GOAL OF THE EXERCISE: Make an exact copy of all the entries below, with the pictures left out.

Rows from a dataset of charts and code
· · · · ·

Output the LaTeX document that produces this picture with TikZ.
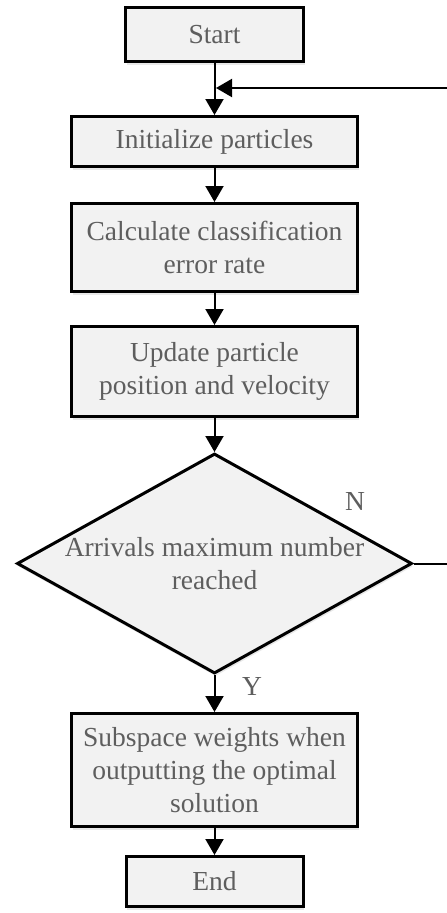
\documentclass[tikz,border=0pt]{standalone}
\usepackage{fontspec}
\setmainfont{Liberation Serif}
\usetikzlibrary{arrows.meta,positioning,shapes.geometric,shadows}
\definecolor{cink}{HTML}{5E5E5E}
\definecolor{cfill}{HTML}{F2F2F2}

\begin{document}
\begin{tikzpicture}[
  x=1pt, y=-1pt,
  font=\fontsize{27.5}{33}\selectfont,
  shade/.style={drop shadow={shadow xshift=1pt, shadow yshift=-3pt, opacity=0.18}},
  box/.style={draw=black, line width=3pt, fill=cfill, text=cink, align=center, minimum width=286pt, inner sep=0pt, shade},
  decision/.style={diamond, draw=black, line width=3pt, fill=cfill, text=cink, align=center, inner xsep=-4pt, inner ysep=0pt, aspect=1.795, minimum width=395pt, minimum height=220pt, shade},
  arr/.style={-{Triangle[length=16pt,width=18pt]}, line width=2pt},
  tag/.style={text=cink, inner sep=0pt},
]
\useasboundingbox (0,0) rectangle (447,913);
\clip (0,0) rectangle (447,913);
\node[box, minimum width=178pt, minimum height=54pt] (start) at (214.5,34.5) {Start};
\node[box, minimum height=50pt, below=52pt of start] (init) {Initialize particles};
\node[box, minimum height=88pt, below=34pt of init] (calc) {Calculate classification\\ error rate};
\node[box, minimum height=90pt, below=32pt of calc] (update) {Update particle\\ position and velocity};
\node[decision, below=34pt of update] (dec) {Arrivals maximum number\\ reached};
\node[box, minimum height=113pt, below=37pt of dec] (subw) {Subspace weights when\\ outputting the optimal\\ solution};
\node[box, minimum width=177pt, minimum height=50pt, below=27pt of subw] (stop) {End};
\coordinate (loopin) at (216,88);
\node[tag] (nlab) at (355,501) {N};
\node[tag] (ylab) at (252,686) {Y};
\draw[arr] (start) -- (init);
\draw[arr] (init) -- (calc);
\draw[arr] (calc) -- (update);
\draw[arr] (update) -- (dec);
\draw[arr] (dec) -- (subw);
\draw[arr] (subw) -- (stop);
\draw[arr] (dec.east) -- ++(50,0) |- (loopin);
\end{tikzpicture}
\end{document}
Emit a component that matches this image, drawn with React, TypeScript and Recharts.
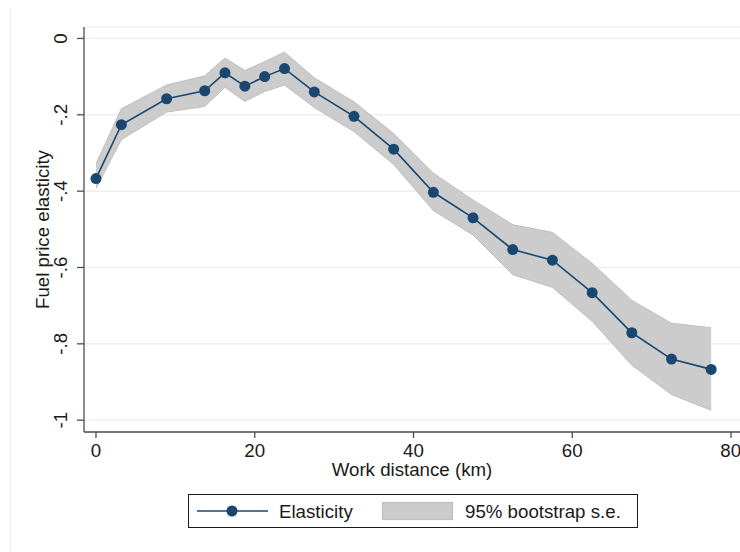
import React from "react";
import {
  ComposedChart,
  Area,
  Line,
  XAxis,
  YAxis,
  CartesianGrid,
  Label,
} from "recharts";

// Work distance bins (km)
const distance = [0, 3.2, 8.9, 13.7, 16.25, 18.75, 21.25, 23.75, 27.5, 32.5, 37.5, 42.5, 47.5, 52.5, 57.5, 62.5, 67.5, 72.5, 77.5];
// Estimated fuel price elasticity
const elasticity = [-0.367, -0.226, -0.158, -0.137, -0.09, -0.125, -0.1, -0.079, -0.14, -0.204, -0.29, -0.403, -0.47, -0.553, -0.581, -0.666, -0.771, -0.84, -0.867];
// 95% bootstrap band
const upper = [-0.328, -0.184, -0.122, -0.098, -0.051, -0.084, -0.061, -0.036, -0.103, -0.166, -0.249, -0.353, -0.423, -0.488, -0.508, -0.589, -0.686, -0.746, -0.758];
const lower = [-0.393, -0.265, -0.193, -0.178, -0.128, -0.165, -0.139, -0.122, -0.181, -0.244, -0.33, -0.451, -0.515, -0.619, -0.652, -0.741, -0.856, -0.933, -0.974];

const xTicks = [0, 20, 40, 60, 80];
const yTicks = [-1, -0.8, -0.6, -0.4, -0.2, 0];

const data = distance.map((d, i) => ({
  distance: d,
  elasticity: elasticity[i],
  band: [lower[i], upper[i]],
}));

const NAVY = "#1a476f";
const BAND = "#cccccc";
const BAND_EDGE = "#bfbfbf";
const FONT = "'Liberation Sans', Arial, Helvetica, sans-serif";
const FS = 18.7;

// Stata-style number format: -.2, -1, 0
const fmtY = (v: number) => {
  if (Math.abs(v) < 1e-9) return "0";
  const r = Math.round(v * 10) / 10;
  if (Number.isInteger(r)) return String(r);
  return String(r).replace("0.", ".");
};

const YTick = (props: any) => {
  const { x, y, payload } = props;
  return (
    <text
      x={x}
      y={y}
      transform={`rotate(-90, ${x}, ${y})`}
      textAnchor="middle"
      fontFamily={FONT}
      fontSize={FS}
      fill="#1a1a1a"
    >
      {fmtY(payload.value)}
    </text>
  );
};

const YTitle = (props: any) => {
  const { viewBox } = props;
  const cx = 48.5;
  const cy = viewBox.y + viewBox.height / 2;
  return (
    <text
      x={cx}
      y={cy}
      transform={`rotate(-90, ${cx}, ${cy})`}
      textAnchor="middle"
      fontFamily={FONT}
      fontSize={FS}
      fill="#1a1a1a"
    >
      Fuel price elasticity
    </text>
  );
};

const ChartLegend = () => (
  <svg
    width={740}
    height={552}
    style={{ position: "absolute", left: 0, top: 0, pointerEvents: "none" }}
  >
    <rect x={188.5} y={494.5} width={449} height={33} fill="#ffffff" stroke="#1a1a1a" strokeWidth={1} />
    <line x1={197} y1={511} x2={268} y2={511} stroke={NAVY} strokeWidth={1.5} />
    <circle cx={232} cy={511} r={5.5} fill={NAVY} />
    <text x={279} y={518} fontFamily={FONT} fontSize={FS} fill="#1a1a1a">
      Elasticity
    </text>
    <rect x={382.5} y={502.5} width={70} height={17} fill={BAND} stroke={BAND_EDGE} strokeWidth={1.2} />
    <text x={465} y={518} fontFamily={FONT} fontSize={FS} fill="#1a1a1a">
      95% bootstrap s.e.
    </text>
  </svg>
);

export default function App() {
  return (
    <div style={{ position: "absolute", left: 0, top: 0, width: 740, height: 552, background: "#ffffff" }}>
      <div style={{ position: "absolute", left: 10, top: 7, width: 1, height: 545, background: "#eef2f4" }} />
      <ComposedChart
        width={740}
        height={552}
        data={data}
        margin={{ top: 27, right: 0, bottom: 0, left: 0 }}
      >
        <CartesianGrid horizontal vertical={false} stroke="#e6eef1" strokeWidth={1.2} />
        <XAxis
          dataKey="distance"
          type="number"
          domain={[-1.51, 81.13]}
          ticks={xTicks}
          allowDataOverflow
          height={120}
          tickSize={6}
          tickMargin={6}
          stroke="#4d4d4d"
          strokeWidth={1.3}
          tick={{ fontFamily: FONT, fontSize: FS, fill: "#1a1a1a" }}
        >
          <Label
            value="Work distance (km)"
            position="insideTop"
            offset={31}
            style={{ fontFamily: FONT, fontSize: FS, fill: "#1a1a1a" }}
          />
        </XAxis>
        <YAxis
          type="number"
          domain={[-1.031, 0.03]}
          ticks={yTicks}
          allowDataOverflow
          width={84}
          tickSize={7}
          tickMargin={10}
          stroke="#4d4d4d"
          strokeWidth={1.3}
          tick={<YTick />}
        >
          <Label content={<YTitle />} />
        </YAxis>
        <Area
          dataKey="band"
          type="linear"
          fill={BAND}
          fillOpacity={1}
          stroke={BAND_EDGE}
          strokeWidth={1}
          isAnimationActive={false}
          activeDot={false}
        />
        <Line
          dataKey="elasticity"
          type="linear"
          stroke={NAVY}
          strokeWidth={1.6}
          dot={{ r: 5.5, fill: NAVY, stroke: NAVY, strokeWidth: 0 }}
          activeDot={false}
          isAnimationActive={false}
        />
      </ComposedChart>
      <ChartLegend />
    </div>
  );
}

· · · · ·

RESPONSE BELOW:
Output the LaTeX document that produces this picture with TikZ.
\documentclass[tikz,border=0pt]{standalone}
\usepackage{fontspec}
\setmainfont{Liberation Serif}
\usetikzlibrary{arrows.meta,positioning,shapes.geometric,shadows}
\definecolor{cink}{HTML}{5E5E5E}
\definecolor{cfill}{HTML}{F2F2F2}

\begin{document}
\begin{tikzpicture}[
  x=1pt, y=-1pt,
  font=\fontsize{27.5}{33}\selectfont,
  shade/.style={drop shadow={shadow xshift=1pt, shadow yshift=-3pt, opacity=0.18}},
  box/.style={draw=black, line width=3pt, fill=cfill, text=cink, align=center, minimum width=286pt, inner sep=0pt, shade},
  decision/.style={diamond, draw=black, line width=3pt, fill=cfill, text=cink, align=center, inner xsep=-4pt, inner ysep=0pt, aspect=1.795, minimum width=395pt, minimum height=220pt, shade},
  arr/.style={-{Triangle[length=16pt,width=18pt]}, line width=2pt},
  tag/.style={text=cink, inner sep=0pt},
]
\useasboundingbox (0,0) rectangle (447,913);
\clip (0,0) rectangle (447,913);
\node[box, minimum width=178pt, minimum height=54pt] (start) at (214.5,34.5) {Start};
\node[box, minimum height=50pt, below=52pt of start] (init) {Initialize particles};
\node[box, minimum height=88pt, below=34pt of init] (calc) {Calculate classification\\ error rate};
\node[box, minimum height=90pt, below=32pt of calc] (update) {Update particle\\ position and velocity};
\node[decision, below=34pt of update] (dec) {Arrivals maximum number\\ reached};
\node[box, minimum height=113pt, below=37pt of dec] (subw) {Subspace weights when\\ outputting the optimal\\ solution};
\node[box, minimum width=177pt, minimum height=50pt, below=27pt of subw] (stop) {End};
\coordinate (loopin) at (216,88);
\node[tag] (nlab) at (355,501) {N};
\node[tag] (ylab) at (252,686) {Y};
\draw[arr] (start) -- (init);
\draw[arr] (init) -- (calc);
\draw[arr] (calc) -- (update);
\draw[arr] (update) -- (dec);
\draw[arr] (dec) -- (subw);
\draw[arr] (subw) -- (stop);
\draw[arr] (dec.east) -- ++(50,0) |- (loopin);
\end{tikzpicture}
\end{document}
Emit a component that matches this image, drawn with React, TypeScript and Recharts.
import React from "react";
import {
  ComposedChart,
  Area,
  Line,
  XAxis,
  YAxis,
  CartesianGrid,
  Label,
} from "recharts";

// Work distance bins (km)
const distance = [0, 3.2, 8.9, 13.7, 16.25, 18.75, 21.25, 23.75, 27.5, 32.5, 37.5, 42.5, 47.5, 52.5, 57.5, 62.5, 67.5, 72.5, 77.5];
// Estimated fuel price elasticity
const elasticity = [-0.367, -0.226, -0.158, -0.137, -0.09, -0.125, -0.1, -0.079, -0.14, -0.204, -0.29, -0.403, -0.47, -0.553, -0.581, -0.666, -0.771, -0.84, -0.867];
// 95% bootstrap band
const upper = [-0.328, -0.184, -0.122, -0.098, -0.051, -0.084, -0.061, -0.036, -0.103, -0.166, -0.249, -0.353, -0.423, -0.488, -0.508, -0.589, -0.686, -0.746, -0.758];
const lower = [-0.393, -0.265, -0.193, -0.178, -0.128, -0.165, -0.139, -0.122, -0.181, -0.244, -0.33, -0.451, -0.515, -0.619, -0.652, -0.741, -0.856, -0.933, -0.974];

const xTicks = [0, 20, 40, 60, 80];
const yTicks = [-1, -0.8, -0.6, -0.4, -0.2, 0];

const data = distance.map((d, i) => ({
  distance: d,
  elasticity: elasticity[i],
  band: [lower[i], upper[i]],
}));

const NAVY = "#1a476f";
const BAND = "#cccccc";
const BAND_EDGE = "#bfbfbf";
const FONT = "'Liberation Sans', Arial, Helvetica, sans-serif";
const FS = 18.7;

// Stata-style number format: -.2, -1, 0
const fmtY = (v: number) => {
  if (Math.abs(v) < 1e-9) return "0";
  const r = Math.round(v * 10) / 10;
  if (Number.isInteger(r)) return String(r);
  return String(r).replace("0.", ".");
};

const YTick = (props: any) => {
  const { x, y, payload } = props;
  return (
    <text
      x={x}
      y={y}
      transform={`rotate(-90, ${x}, ${y})`}
      textAnchor="middle"
      fontFamily={FONT}
      fontSize={FS}
      fill="#1a1a1a"
    >
      {fmtY(payload.value)}
    </text>
  );
};

const YTitle = (props: any) => {
  const { viewBox } = props;
  const cx = 48.5;
  const cy = viewBox.y + viewBox.height / 2;
  return (
    <text
      x={cx}
      y={cy}
      transform={`rotate(-90, ${cx}, ${cy})`}
      textAnchor="middle"
      fontFamily={FONT}
      fontSize={FS}
      fill="#1a1a1a"
    >
      Fuel price elasticity
    </text>
  );
};

const ChartLegend = () => (
  <svg
    width={740}
    height={552}
    style={{ position: "absolute", left: 0, top: 0, pointerEvents: "none" }}
  >
    <rect x={188.5} y={494.5} width={449} height={33} fill="#ffffff" stroke="#1a1a1a" strokeWidth={1} />
    <line x1={197} y1={511} x2={268} y2={511} stroke={NAVY} strokeWidth={1.5} />
    <circle cx={232} cy={511} r={5.5} fill={NAVY} />
    <text x={279} y={518} fontFamily={FONT} fontSize={FS} fill="#1a1a1a">
      Elasticity
    </text>
    <rect x={382.5} y={502.5} width={70} height={17} fill={BAND} stroke={BAND_EDGE} strokeWidth={1.2} />
    <text x={465} y={518} fontFamily={FONT} fontSize={FS} fill="#1a1a1a">
      95% bootstrap s.e.
    </text>
  </svg>
);

export default function App() {
  return (
    <div style={{ position: "absolute", left: 0, top: 0, width: 740, height: 552, background: "#ffffff" }}>
      <div style={{ position: "absolute", left: 10, top: 7, width: 1, height: 545, background: "#eef2f4" }} />
      <ComposedChart
        width={740}
        height={552}
        data={data}
        margin={{ top: 27, right: 0, bottom: 0, left: 0 }}
      >
        <CartesianGrid horizontal vertical={false} stroke="#e6eef1" strokeWidth={1.2} />
        <XAxis
          dataKey="distance"
          type="number"
          domain={[-1.51, 81.13]}
          ticks={xTicks}
          allowDataOverflow
          height={120}
          tickSize={6}
          tickMargin={6}
          stroke="#4d4d4d"
          strokeWidth={1.3}
          tick={{ fontFamily: FONT, fontSize: FS, fill: "#1a1a1a" }}
        >
          <Label
            value="Work distance (km)"
            position="insideTop"
            offset={31}
            style={{ fontFamily: FONT, fontSize: FS, fill: "#1a1a1a" }}
          />
        </XAxis>
        <YAxis
          type="number"
          domain={[-1.031, 0.03]}
          ticks={yTicks}
          allowDataOverflow
          width={84}
          tickSize={7}
          tickMargin={10}
          stroke="#4d4d4d"
          strokeWidth={1.3}
          tick={<YTick />}
        >
          <Label content={<YTitle />} />
        </YAxis>
        <Area
          dataKey="band"
          type="linear"
          fill={BAND}
          fillOpacity={1}
          stroke={BAND_EDGE}
          strokeWidth={1}
          isAnimationActive={false}
          activeDot={false}
        />
        <Line
          dataKey="elasticity"
          type="linear"
          stroke={NAVY}
          strokeWidth={1.6}
          dot={{ r: 5.5, fill: NAVY, stroke: NAVY, strokeWidth: 0 }}
          activeDot={false}
          isAnimationActive={false}
        />
      </ComposedChart>
      <ChartLegend />
    </div>
  );
}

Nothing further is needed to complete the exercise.